● WHAT YOU WILL DO
Reproduce the listing below word for word, with no pictures.

● DATASET ROWS

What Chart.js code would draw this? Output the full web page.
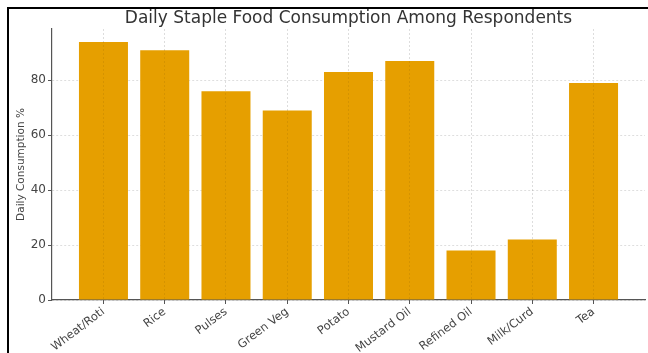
<!DOCTYPE html>
<html>
<head>
<meta charset="utf-8">
<script src="https://cdn.jsdelivr.net/npm/chart.js@4.4.0/dist/chart.umd.min.js"></script>
<style>
  html, body { margin: 0; padding: 0; background: #fff; }
  #wrap { position: relative; width: 648px; height: 353px; }
</style>
</head>
<body>
<div id="wrap"><canvas id="myChart"></canvas></div>
<script>
// data
var categories = ['Wheat/Roti', 'Rice', 'Pulses', 'Green Veg', 'Potato', 'Mustard Oil', 'Refined Oil', 'Milk/Curd', 'Tea'];
var consumption = [94, 91, 76, 69, 83, 87, 18, 22, 79];
var yTicks = [0, 20, 40, 60, 80];
var chartTitle = 'Daily Staple Food Consumption Among Respondents';
var yTitle = 'Daily Consumption %';

var barColor = '#E69F00';
var gridColor = 'rgba(0,0,0,0.13)';
var textColor = '#444';

// frame line (top + left) and the title centred over the plot
var framePlugin = {
    id: 'frame',
    afterDatasetsDraw: function(chart) {
        // grid lines show through the bars in the original
        chart.scales.x.drawGrid(chart.chartArea);
    },
    afterDraw: function(chart) {
        var ctx = chart.ctx;
        var a = chart.chartArea;
        ctx.save();
        ctx.strokeStyle = '#000';
        ctx.lineWidth = 2;
        ctx.beginPath();
        ctx.moveTo(8, 353);
        ctx.lineTo(8, 8);
        ctx.lineTo(648, 8);
        ctx.stroke();
        ctx.fillStyle = '#333';
        ctx.font = '17px "DejaVu Sans"';
        ctx.textAlign = 'center';
        ctx.textBaseline = 'middle';
        ctx.fillText(chartTitle, (a.left + a.right) / 2, 19);
        ctx.restore();
    }
};

var ctx = document.getElementById('myChart').getContext('2d');
var chart = new Chart(ctx, {
    type: 'bar',
    data: {
        datasets: [{
            label: yTitle,
            data: consumption.map(function(v, i) { return {x: i, y: v}; }),
            backgroundColor: barColor,
            borderWidth: 0,
            barPercentage: 1,
            categoryPercentage: 0.8
        }]
    },
    options: {
        responsive: true,
        maintainAspectRatio: false,
        animation: false,
        layout: { padding: { top: 29, left: 10, right: 3, bottom: 0 } },
        plugins: {
            legend: { display: false },
            tooltip: { enabled: false }
        },
        scales: {
            x: {
                type: 'linear',
                min: -0.84,
                max: 8.84,
                offset: false,
                afterFit: function(scale) { scale.height = 53; },
                grid: { offset: false, color: 'rgba(0,0,0,0.07)', tickColor: '#555', tickLength: 4 },
                border: { color: '#555', width: 1.2, dash: [2, 2] },
                ticks: {
                    stepSize: 1,
                    includeBounds: false,
                    autoSkip: false,
                    minRotation: 37,
                    maxRotation: 37,
                    padding: 1,
                    color: textColor,
                    font: { family: 'DejaVu Sans', size: 11.5 },
                    callback: function(value) { return categories[value]; }
                }
            },
            y: {
                min: 0,
                max: 98.7,
                afterFit: function(scale) { scale.width = 42; },
                afterBuildTicks: function(scale) {
                    scale.ticks = yTicks.map(function(v) { return {value: v}; });
                },
                grid: { color: gridColor, tickColor: '#555', tickLength: 4 },
                border: { color: '#555', width: 1.2, dash: [2, 2] },
                title: {
                    display: true,
                    text: yTitle,
                    color: textColor,
                    padding: { top: 5, bottom: 0 },
                    font: { family: 'DejaVu Sans', size: 10.5 }
                },
                ticks: {
                    padding: 2,
                    color: textColor,
                    font: { family: 'DejaVu Sans', size: 12 }
                }
            }
        }
    },
    plugins: [framePlugin]
});
</script>
</body>
</html>
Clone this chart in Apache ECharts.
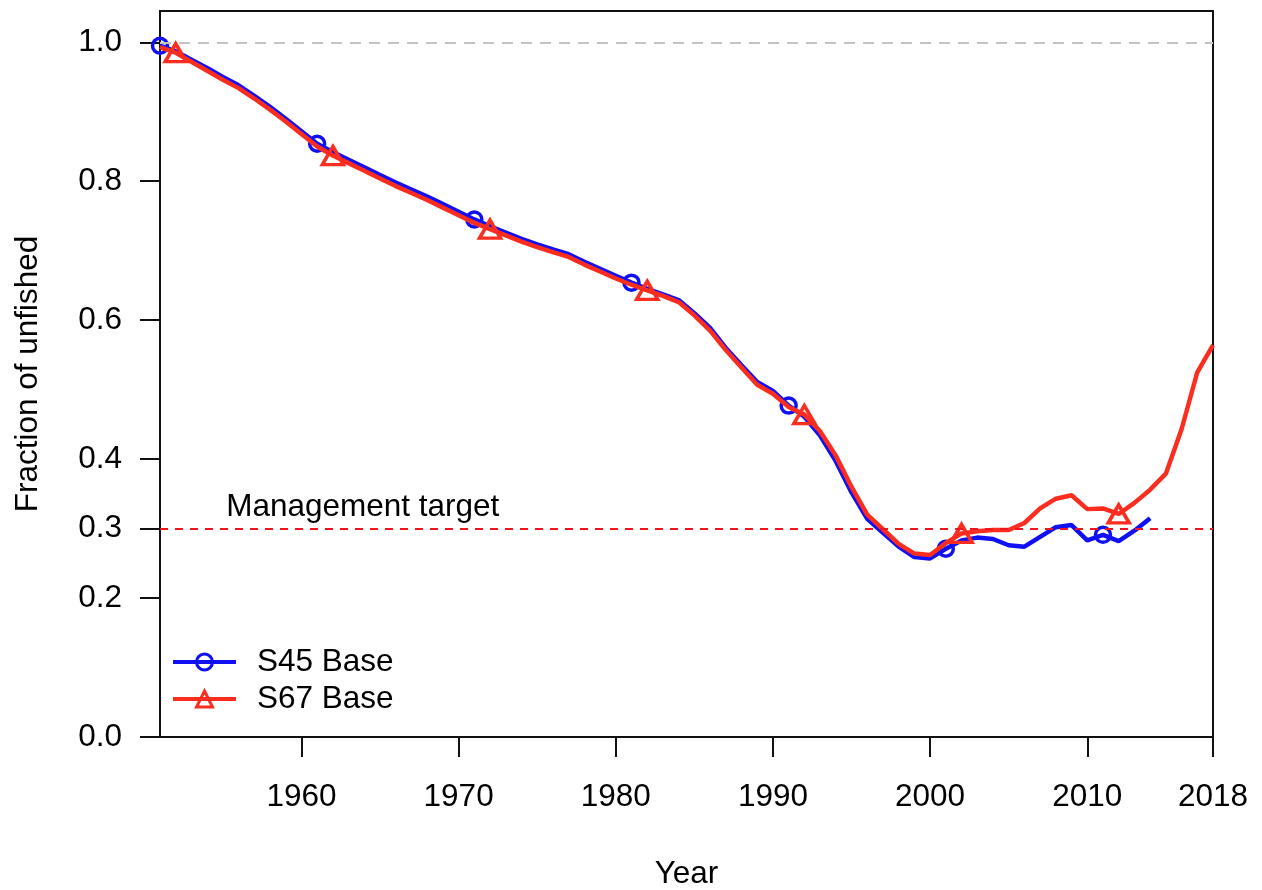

● EXERCISE ANSWER
What Chart.js code would draw this? Output the full web page.
<!DOCTYPE html>
<html>
<head>
<meta charset="utf-8">
<script src="https://cdn.jsdelivr.net/npm/chart.js@4.4.0/dist/chart.umd.min.js"></script>
<style>
  html, body { margin: 0; padding: 0; background: #fff; }
  #wrap { position: relative; width: 648px; height: 353px; }
</style>
</head>
<body>
<div id="wrap"><canvas id="myChart"></canvas></div>
<script>
// data
var categories = ['Wheat/Roti', 'Rice', 'Pulses', 'Green Veg', 'Potato', 'Mustard Oil', 'Refined Oil', 'Milk/Curd', 'Tea'];
var consumption = [94, 91, 76, 69, 83, 87, 18, 22, 79];
var yTicks = [0, 20, 40, 60, 80];
var chartTitle = 'Daily Staple Food Consumption Among Respondents';
var yTitle = 'Daily Consumption %';

var barColor = '#E69F00';
var gridColor = 'rgba(0,0,0,0.13)';
var textColor = '#444';

// frame line (top + left) and the title centred over the plot
var framePlugin = {
    id: 'frame',
    afterDatasetsDraw: function(chart) {
        // grid lines show through the bars in the original
        chart.scales.x.drawGrid(chart.chartArea);
    },
    afterDraw: function(chart) {
        var ctx = chart.ctx;
        var a = chart.chartArea;
        ctx.save();
        ctx.strokeStyle = '#000';
        ctx.lineWidth = 2;
        ctx.beginPath();
        ctx.moveTo(8, 353);
        ctx.lineTo(8, 8);
        ctx.lineTo(648, 8);
        ctx.stroke();
        ctx.fillStyle = '#333';
        ctx.font = '17px "DejaVu Sans"';
        ctx.textAlign = 'center';
        ctx.textBaseline = 'middle';
        ctx.fillText(chartTitle, (a.left + a.right) / 2, 19);
        ctx.restore();
    }
};

var ctx = document.getElementById('myChart').getContext('2d');
var chart = new Chart(ctx, {
    type: 'bar',
    data: {
        datasets: [{
            label: yTitle,
            data: consumption.map(function(v, i) { return {x: i, y: v}; }),
            backgroundColor: barColor,
            borderWidth: 0,
            barPercentage: 1,
            categoryPercentage: 0.8
        }]
    },
    options: {
        responsive: true,
        maintainAspectRatio: false,
        animation: false,
        layout: { padding: { top: 29, left: 10, right: 3, bottom: 0 } },
        plugins: {
            legend: { display: false },
            tooltip: { enabled: false }
        },
        scales: {
            x: {
                type: 'linear',
                min: -0.84,
                max: 8.84,
                offset: false,
                afterFit: function(scale) { scale.height = 53; },
                grid: { offset: false, color: 'rgba(0,0,0,0.07)', tickColor: '#555', tickLength: 4 },
                border: { color: '#555', width: 1.2, dash: [2, 2] },
                ticks: {
                    stepSize: 1,
                    includeBounds: false,
                    autoSkip: false,
                    minRotation: 37,
                    maxRotation: 37,
                    padding: 1,
                    color: textColor,
                    font: { family: 'DejaVu Sans', size: 11.5 },
                    callback: function(value) { return categories[value]; }
                }
            },
            y: {
                min: 0,
                max: 98.7,
                afterFit: function(scale) { scale.width = 42; },
                afterBuildTicks: function(scale) {
                    scale.ticks = yTicks.map(function(v) { return {value: v}; });
                },
                grid: { color: gridColor, tickColor: '#555', tickLength: 4 },
                border: { color: '#555', width: 1.2, dash: [2, 2] },
                title: {
                    display: true,
                    text: yTitle,
                    color: textColor,
                    padding: { top: 5, bottom: 0 },
                    font: { family: 'DejaVu Sans', size: 10.5 }
                },
                ticks: {
                    padding: 2,
                    color: textColor,
                    font: { family: 'DejaVu Sans', size: 12 }
                }
            }
        }
    },
    plugins: [framePlugin]
});
</script>
</body>
</html>
Clone this chart in Apache ECharts.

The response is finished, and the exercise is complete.